What Good Partnership Looks Like in Compton
Effective collaboration in Compton is characterized by:
1. Place-Based Delivery Through Trusted Anchors
Partnerships succeed when services are delivered in spaces residents already trust and frequent—particularly at hubs such as Dollarhide Community Center, parks, schools, and libraries.
2. Cross-Sector Coordination
Strong initiatives align city departments, educational institutions, faith groups, nonprofits, healthcare providers, and business leaders around shared objectives rather than isolated programming.
3. Warm Handoffs and Integrated Navigation
Effective support includes direct introductions and coordinated referrals, reducing bureaucratic friction for families seeking assistance.
4. Shared Outcomes and Measurable Goals
Partnerships function best when aligned around clear targets such as housing stability, youth engagement, preventive health access, or workforce placement.
5. Community-Informed Design
Listening sessions, public forums, and resident engagement—often hosted at community hubs—ensure programs reflect lived realities rather than top-down assumptions.

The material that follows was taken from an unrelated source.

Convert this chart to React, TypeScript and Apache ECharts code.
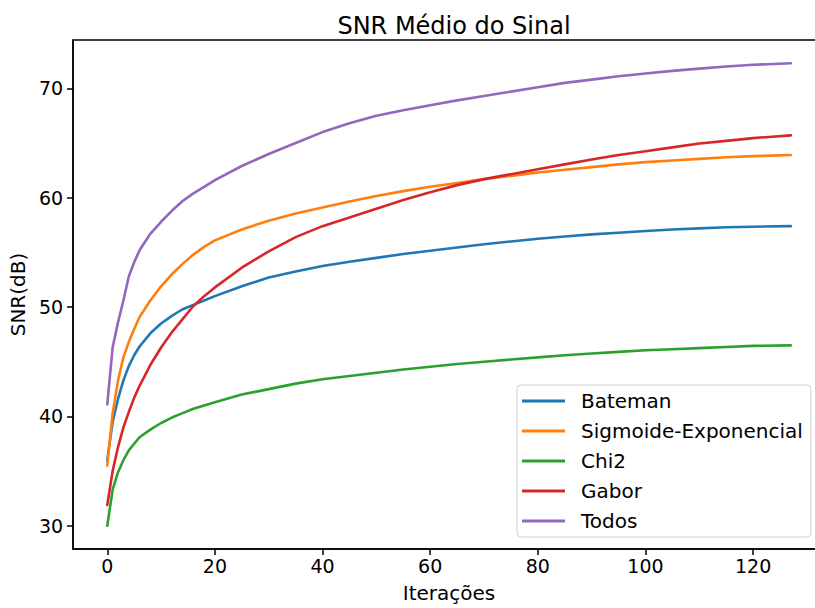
import React, { useEffect, useRef } from "react";
import * as echarts from "echarts";

const iterations = [0, 1, 2, 3, 4, 5, 6, 8, 10, 12, 14, 16, 18, 20, 25, 30, 35, 40, 45, 50, 55, 60, 65, 70, 75, 80, 85, 90, 95, 100, 105, 110, 115, 120, 127];

const bateman = [36.0, 39.5, 41.6, 43.3, 44.6, 45.6, 46.4, 47.6, 48.5, 49.2, 49.8, 50.2, 50.6, 51.0, 51.9, 52.7, 53.25, 53.75, 54.15, 54.5, 54.85, 55.15, 55.45, 55.75, 56.0, 56.25, 56.45, 56.65, 56.8, 56.95, 57.1, 57.2, 57.3, 57.35, 57.4];
const sigmoide = [35.5, 40.3, 43.3, 45.4, 46.8, 48.0, 49.1, 50.6, 51.9, 53.0, 53.95, 54.8, 55.5, 56.1, 57.1, 57.9, 58.55, 59.1, 59.65, 60.15, 60.6, 61.0, 61.35, 61.7, 62.0, 62.3, 62.55, 62.8, 63.05, 63.25, 63.4, 63.55, 63.7, 63.8, 63.9];
const chi2 = [30.0, 33.3, 34.9, 36.0, 36.9, 37.5, 38.1, 38.8, 39.4, 39.9, 40.3, 40.7, 41.0, 41.3, 42.0, 42.5, 43.0, 43.4, 43.7, 44.0, 44.3, 44.55, 44.8, 45.0, 45.2, 45.4, 45.6, 45.75, 45.9, 46.05, 46.15, 46.25, 46.35, 46.45, 46.5];
const gabor = [31.9, 35.0, 37.2, 39.0, 40.4, 41.7, 42.8, 44.7, 46.3, 47.7, 48.9, 50.1, 51.0, 51.8, 53.6, 55.1, 56.4, 57.4, 58.2, 59.0, 59.8, 60.5, 61.15, 61.7, 62.15, 62.6, 63.05, 63.5, 63.9, 64.25, 64.6, 64.95, 65.2, 65.45, 65.7];
const todos = [41.1, 46.3, 48.6, 50.6, 52.8, 54.1, 55.2, 56.7, 57.8, 58.8, 59.7, 60.4, 61.0, 61.6, 62.9, 64.0, 65.0, 66.0, 66.8, 67.5, 68.0, 68.45, 68.9, 69.3, 69.7, 70.1, 70.5, 70.8, 71.1, 71.35, 71.6, 71.8, 72.0, 72.15, 72.3];

const seriesNames = ["Bateman", "Sigmoide-Exponencial", "Chi2", "Gabor", "Todos"];
const seriesColors = ["#1f77b4", "#ff7f0e", "#2ca02c", "#d62728", "#9467bd"];
const xTicks = [0, 20, 40, 60, 80, 100, 120];
const yTicks = [30, 40, 50, 60, 70];

const FONT = "DejaVu Sans";

export default function App() {
  const ref = useRef<HTMLDivElement>(null);
  useEffect(() => {
    if (!ref.current) return;
    const chart = echarts.init(ref.current, undefined, { renderer: "svg" });
    const allSeries = [bateman, sigmoide, chi2, gabor, todos];
    chart.setOption({
      animation: false,
      backgroundColor: "#ffffff",
      textStyle: { fontFamily: FONT },
      title: {
        text: "SNR Médio do Sinal",
        left: 449,
        top: 9,
        textAlign: "center",
        textStyle: { fontFamily: FONT, fontSize: 24, fontWeight: "normal", color: "#000" },
      },
      grid: {
        left: 73,
        top: 40,
        right: 5,
        bottom: 55,
        show: true,
        borderColor: "#000",
        borderWidth: 1.5,
        backgroundColor: "transparent",
        containLabel: false,
      },
      legend: {
        orient: "vertical",
        left: 517,
        top: 385,
        padding: [6, 8, 6, 5],
        itemWidth: 43,
        itemHeight: 3,
        itemGap: 10,
        icon: "rect",
        borderColor: "#d0d0d0",
        borderWidth: 1,
        borderRadius: 4,
        backgroundColor: "rgba(255,255,255,0.8)",
        textStyle: { fontFamily: FONT, fontSize: 20, color: "#000", lineHeight: 20, padding: [0, 0, 0, 11] },
        data: seriesNames,
      },
      xAxis: {
        type: "value",
        min: -6.35,
        max: 133.35,
        name: "Iterações",
        nameLocation: "middle",
        nameGap: 34,
        nameTextStyle: { fontFamily: FONT, fontSize: 20, color: "#000" },
        axisLine: { show: true, onZero: false, lineStyle: { color: "#000", width: 1.5 } },
        axisTick: { show: true, length: 6, customValues: xTicks, lineStyle: { color: "#000", width: 1.5 } },
        axisLabel: { customValues: xTicks, fontFamily: FONT, fontSize: 19, color: "#000", margin: 7 },
        splitLine: { show: false },
      },
      yAxis: {
        type: "value",
        min: 27.88,
        max: 74.42,
        name: "SNR(dB)",
        nameLocation: "middle",
        nameGap: 42,
        nameRotate: 90,
        nameTextStyle: { fontFamily: FONT, fontSize: 20, color: "#000" },
        axisLine: { show: true, onZero: false, lineStyle: { color: "#000", width: 1.5 } },
        axisTick: { show: true, length: 6, customValues: yTicks, lineStyle: { color: "#000", width: 1.5 } },
        axisLabel: { customValues: yTicks, fontFamily: FONT, fontSize: 19, color: "#000", margin: 10 },
        splitLine: { show: false },
      },
      series: seriesNames.map((name, k) => ({
        name,
        type: "line",
        showSymbol: false,
        symbol: "none",
        smooth: false,
        color: seriesColors[k],
        lineStyle: { width: 2.6, color: seriesColors[k], join: "round", cap: "round" },
        data: iterations.map((it, i) => [it, allSeries[k][i]]),
      })),
    });
    return () => chart.dispose();
  }, []);
  return <div ref={ref} style={{ position: "fixed", left: 0, top: 0, width: 830, height: 608 }} />;
}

What Types of Support Would Make a Meaningful Difference
Based on observable community dynamics, the following approaches would likely yield measurable impact:
Housing stabilization and eviction prevention support
Accessible benefits enrollment assistance (CalFresh, Medi-Cal, WIC)
Workforce pipelines tied to local employers and training programs
On-site preventive health screenings and environmental resilience programming
Coordinated service days hosted at trusted gathering spaces
Integrated, low-barrier services delivered in familiar community environments tend to outperform fragmented, referral-only models.
Conclusion
Compton is a community shaped by both structural challenges and strong civic resilience. Urgent needs center on housing stability, economic mobility, food access, and environmental health. At the same time, informal supports—faith networks, educational anchors, and neighborhood mutual aid—serve as critical yet often under-recognized assets.
Successful partnership in Compton depends less on introducing entirely new systems and more on strengthening coordination, reducing access friction, and leveraging trusted gathering spaces such as the Dollarhide Community Center and other established civic anchors.